Aaron’s father is Wayne. He was a teacher. Teachers teach, sometimes by rote.

“It’s something that stuck in my head, got caught in my head,” Judge said, “at a very young age.”

So here he is, at 25, having enjoyed plenty of todays that, given time, became yesterdays. More often than not the todays have been great, bordering on surreal, and yet Aaron Judge seems to show up tomorrow carrying the same feathery humility, the same what-have-you-done-for-me-lately purpose, the same grin-and-dare-it. There’s a handshake and eye contact and a follow-up question to be sure he got your name right, and if that doesn’t seem different to you then you haven’t spent enough time in baseball clubhouses. Sure, it’s all new and fresh and who wouldn’t be in a first-impression mood while batting .338 with 22 homers and 49 RBIs, 61 games into his rookie season?

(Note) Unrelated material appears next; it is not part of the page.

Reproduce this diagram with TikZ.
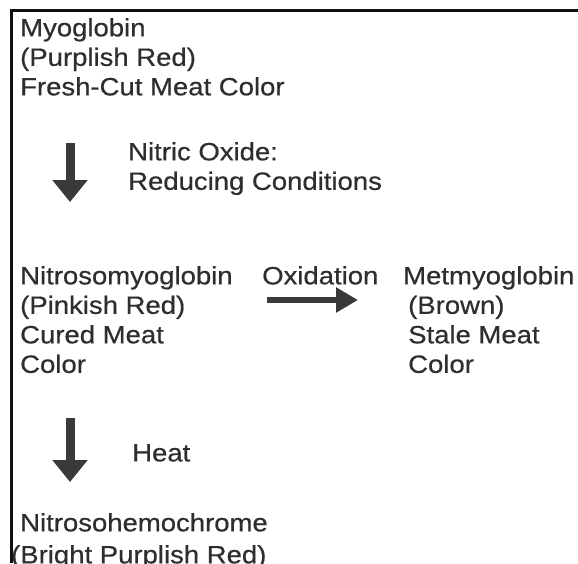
\documentclass[tikz,border=0pt]{standalone}
\usepackage{fontspec}
\setmainfont[FakeStretch=1.1,FakeBold=0.5]{Liberation Sans}
\usetikzlibrary{arrows.meta}
\definecolor{inkgray}{HTML}{2E2E2E}
\definecolor{arrowgray}{HTML}{3A3A3A}
\definecolor{framecol}{HTML}{101010}
\begin{document}
\begin{tikzpicture}[x=1pt,y=1pt,
  lbl/.style={anchor=north west, inner sep=0pt, align=left, text=inkgray,
    font=\fontsize{25}{29.5}\selectfont},
  fatdown/.style={draw=arrowgray, line width=9pt,
    -{Triangle[width=34pt,length=22pt]}},
  fatright/.style={draw=arrowgray, line width=6.5pt,
    -{Triangle[width=24pt,length=22pt]}}]
\useasboundingbox (0,0) rectangle (578,-563);
\clip (0,0) rectangle (578,-563);
\fill[white] (0,0) rectangle (578,-563);
% frame
\draw[framecol, line width=3pt] (11,-563) -- (11,-10) -- (578,-10);
% text nodes
\node[lbl] (myo) at (20,-18) {Myoglobin\\(Purplish Red)\\Fresh-Cut Meat Color};
\node[lbl] (nitric) at (128,-142) {Nitric Oxide:\\Reducing Conditions};
\node[lbl] (nitroso) at (20,-266) {Nitrosomyoglobin\\(Pinkish Red)\\Cured Meat\\Color};
\node[lbl] (oxid) at (262,-266) {Oxidation};
\node[lbl] (met) at (403,-266) {Metmyoglobin\\\hspace*{5pt}(Brown)\\\hspace*{5pt}Stale Meat\\\hspace*{5pt}Color};
\node[lbl] (heat) at (132,-444) {Heat};
\node[lbl, font=\fontsize{25}{32}\selectfont] (hemo) at (11,-513) {\hspace*{9pt}Nitrosohemochrome\\(Bright Purplish Red)};
% arrows
\coordinate (a1s) at (70,-143);
\coordinate (a1e) at (70,-202);
\coordinate (a2s) at (70,-418);
\coordinate (a2e) at (70,-482);
\coordinate (hs) at (267,-300);
\coordinate (he) at (358,-300);
\draw[fatdown] (a1s) -- (a1e);
\draw[fatdown] (a2s) -- (a2e);
\draw[fatright] (hs) -- (he);
\end{tikzpicture}
\end{document}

Maybe he’s the next Derek Jeter, as some have artfully and breathlessly limb-crawled. Maybe, and more likely, he’s the first and only Aaron Judge, whatever that turns out to be. He does have an awful lot of strike zone to defend, and pitchers generally are good at finding the shadows in there, and he has struck out his fair share. He also leads the American League in walks and on-base percentage and making the ball get very small very quickly, so at this point it’s a more than fair trade.

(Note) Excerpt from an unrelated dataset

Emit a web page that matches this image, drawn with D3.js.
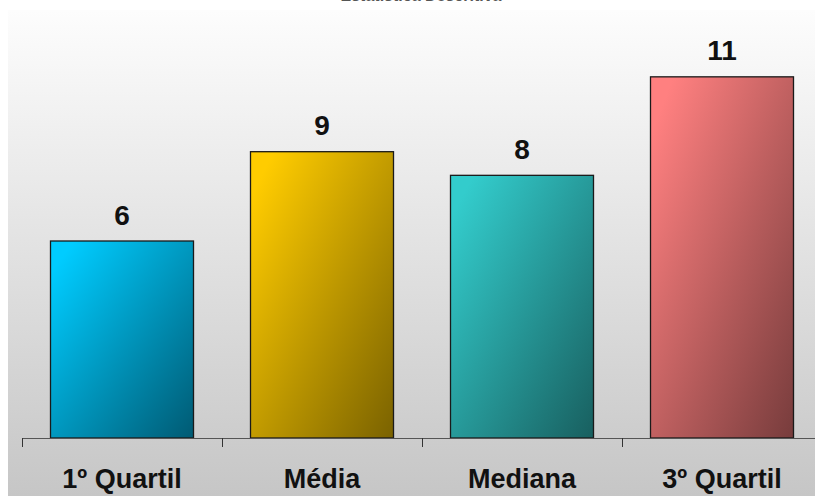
<!DOCTYPE html>
<html><head><meta charset="utf-8">
<script src="https://cdn.jsdelivr.net/npm/d3@7"></script>
<style>body{margin:0;background:#fff;}svg{display:block;}</style>
</head><body>
<svg id="c" width="815" height="496"></svg>
<script>
const title = "Estatística Descritiva";
const categories = ["1º Quartil", "Média", "Mediana", "3º Quartil"];
const values = [6, 8.72, 8, 11];
const valueLabels = ["6", "9", "8", "11"];
const colorsLight = ["#00ccff", "#ffcc00", "#33cccc", "#ff8080"];
const colorsDark = ["#005a73", "#7a6200", "#185f5f", "#773c3c"];
const yDomain = [0, 12];

const svg = d3.select("#c");
const W = 815, H = 496;
const defs = svg.append("defs");
const bg = defs.append("linearGradient").attr("id","bg").attr("x1",0).attr("y1",0).attr("x2",0).attr("y2",1);
bg.append("stop").attr("offset","0%").attr("stop-color","#fdfdfd");
bg.append("stop").attr("offset","100%").attr("stop-color","#c6c6c6");
categories.forEach((c,i)=>{
  const g = defs.append("linearGradient").attr("id","g"+i).attr("x1",0).attr("y1",0).attr("x2",1).attr("y2",1);
  g.append("stop").attr("offset","0%").attr("stop-color",colorsLight[i]);
  g.append("stop").attr("offset","8%").attr("stop-color",colorsLight[i]);
  g.append("stop").attr("offset","100%").attr("stop-color",colorsDark[i]);
});
svg.append("rect").attr("x",8).attr("y",10).attr("width",W-8).attr("height",H-10).attr("fill","url(#bg)");

svg.append("text").attr("x",421).attr("y",1).attr("text-anchor","middle")
  .attr("font-family","Liberation Sans, Arial, sans-serif").attr("font-weight","bold").attr("font-size",16)
  .attr("fill","#555").text(title);

const x = d3.scaleBand().domain(categories).range([22, 822]).paddingInner(0.285).paddingOuter(0.1425);
const xTicks = d3.scaleBand().domain(categories).range([22, 822]);
const y = d3.scaleLinear().domain(yDomain).range([438, 44]);

svg.append("g").selectAll("rect").data(categories).join("rect")
  .attr("x", d=>x(d)).attr("width", x.bandwidth())
  .attr("y", (d,i)=>y(values[i])).attr("height",(d,i)=>y(0)-y(values[i]))
  .attr("fill",(d,i)=>"url(#g"+i+")").attr("stroke","#1a1a1a").attr("stroke-width",1.3);

const axis = svg.append("g");
axis.append("line").attr("x1",22).attr("x2",W).attr("y1",438.5).attr("y2",438.5).attr("stroke","#555").attr("stroke-width",1);
axis.selectAll("line.t").data(categories).join("line").attr("class","t")
  .attr("x1",d=>xTicks(d)+0.5).attr("x2",d=>xTicks(d)+0.5).attr("y1",438).attr("y2",447)
  .attr("stroke","#333").attr("stroke-width",1);

svg.append("g").selectAll("text").data(categories).join("text")
  .attr("x", d=>x(d)+x.bandwidth()/2).attr("y",488).attr("text-anchor","middle")
  .attr("font-family","Liberation Sans, Arial, sans-serif").attr("font-weight","bold").attr("font-size",27)
  .attr("fill","#111").text(d=>d);

svg.append("g").selectAll("text").data(categories).join("text")
  .attr("x", d=>x(d)+x.bandwidth()/2).attr("y",(d,i)=>y(values[i])-16.5).attr("text-anchor","middle")
  .attr("font-family","Liberation Sans, Arial, sans-serif").attr("font-weight","bold").attr("font-size",28)
  .attr("fill","#111").text((d,i)=>valueLabels[i]);
</script>
</body></html>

What’s fun about it all is Judge seems impressed by it all and not at all impressed by himself at the same time. His teammates can’t stop talking about what a nice young man he is, how hard he works, how eager he is to learn from, you know, yesterday. Those reporters who cover the team appreciate how accessible he is, and sure enough on a Wednesday afternoon two hours before game time he’s in a deep conversation with one tape recorder while two more wait their turns. If you’re going to be the league MVP 2 ½ months into the season, may as well enjoy it, while not making a bit of it.

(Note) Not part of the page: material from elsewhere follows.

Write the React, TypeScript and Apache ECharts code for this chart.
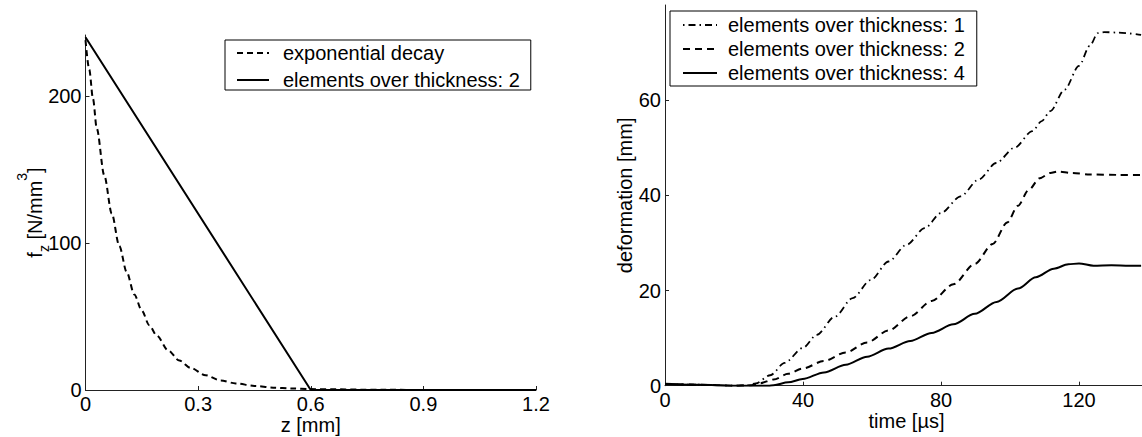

This is what it looks like when a young man goes from Linden, California to the 31st round (Oakland) to Fresno State to the first round to the New York Yankees to near the tops of batting average, home runs and RBI over six or seven years. Or, should, anyway. He’s huge, of course, that you know, and when he loops a baseball into the crowd from right field, done with his between-innings warm-up tosses, he then shyly looks over his left shoulder to see the havoc it wreaks. It’s fun. It’s today. Man, don’t want to miss that.

“For me,” he said, “I try to take it one day at a time,” and he’s not just flipping that out there to get the conversation over with. It’s earnest. “To be honest,” he continued, “I’m only thinking about what I’m doing today, however good or bad.”

One of the reporters who covers the team, who saw Judge arrive and hit .179 late last season, then bloom into this batter’s box beast, said to me casually, “He just seems to know who he is,” which, at 25 – Judge, not the reporter – would be especially mature. This is where the conversation with Judge veered off, away from himself, into a description of great teammates and great leadership and a world of opportunity (and backdoor sliders) that await. At the end, he smiled.

“So,” I said, “you know who you are?”

He nodded.

“I’m pretty sure I do,” he said.

The guy with something to prove today.